Zhang’s recollections are similarly precise.

“This was done 15 years ago at Microsoft Research,” says Zhang, a principal researcher and manager of the Multimedia, Interaction, and Communication group at Microsoft Research Redmond. “After I joined Microsoft Research, I wrote a memo entitled Desktop Vision for my research plan. I was envisioning that, one day, every desktop computer would come equipped with a camera that was capable of perceiving the surrounding 3-D environment and understanding the emotion of its user. The first step was to know the camera parameters, such as the focal length, the pixel-aspect ratio, the center of the image sensor, and the camera’s position and orientation. This is the process of camera calibration.”
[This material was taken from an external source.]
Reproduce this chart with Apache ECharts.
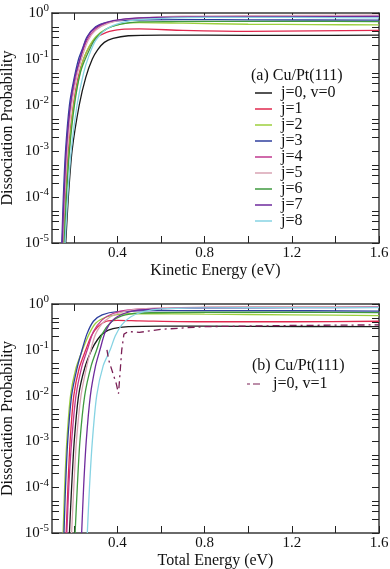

His paper detailed a flexible technique for making that easy, requiring the camera only to observe a planar pattern shown at a small number of different orientations.

“The classical approach was to use a precisely fabricated 3-D apparatus, which is expensive and inconvenient,” Zhang says. “I wanted to devise a flexible calibration technique. With my knowledge of projective geometry I gained through my previous research career at INRIA [the French Institute for Research in Computer Science and Control], I discovered that we could calibrate a camera by just showing a planar pattern at a few different orientations. Either the camera or the planar pattern can be freely moved, and the pattern can be printed on paper, then attached to a planar surface such as cardboard. It is really easy to use and flexible.”

Anandan and Black saw their algorithm gain rapid acceptance. Given a pair of images, optical flow tracks every pixel in one frame to the next, generating a series of vectors for every pixel in the shot. With analysis, advanced image processing can identify shapes and objects in the images. The technique quickly gained high-profile adherents.

“We knew that the algorithm was popular even at that time,” Anandan says. “Michael had made it available as a free download on his webpage, and it was downloaded by a number of organizations, including those in the movie industry, where it was widely used.”

Millions of filmgoers have reaped the benefits while viewing such blockbusters as Mission: Impossible and the Matrix series.

“Since then, the work on optical flow has continued,” Anandan adds, “but it appears, after two decades, that the algorithm we published in 1993 is still one of the best, and many other algorithms include some of the key features of ours.”

It’s been about a decade since Anandan has been involved in optical-flow projects, but Black continues to advance the work and is considered the world’s leading expert on the topic, now as director of the Max Planck Institute of Intelligent Systems, located in Tübingen, Germany.

Zhengyou ZhangZhang, too, sees continued, robust interest in his work that, 14 years later, resulted in a Helmholtz Prize. His ICCV paper, and its successor published in IEEE Transactions on Pattern Analysis and Machine Intelligence, have been cited more than 7,400 times.

In fact, it could well be the most widely used camera-calibration algorithm extant. The technique outlined in Zhang’s paper is employed in computer-vision research labs the world over, as well as by many companies. A version calibrated the vision system in NASA’s Mars Rover, and another version is used to recalibrate Kinect sensors.

“I developed the technology for my own need,” he says. “It is useful for me, and it should be useful for others, too.

“Did I have any idea that the paper would have this sort of lasting impact? No, but I did say in my paper that ‘it advances 3-D computer vision one step, from laboratory environments to real-world use.”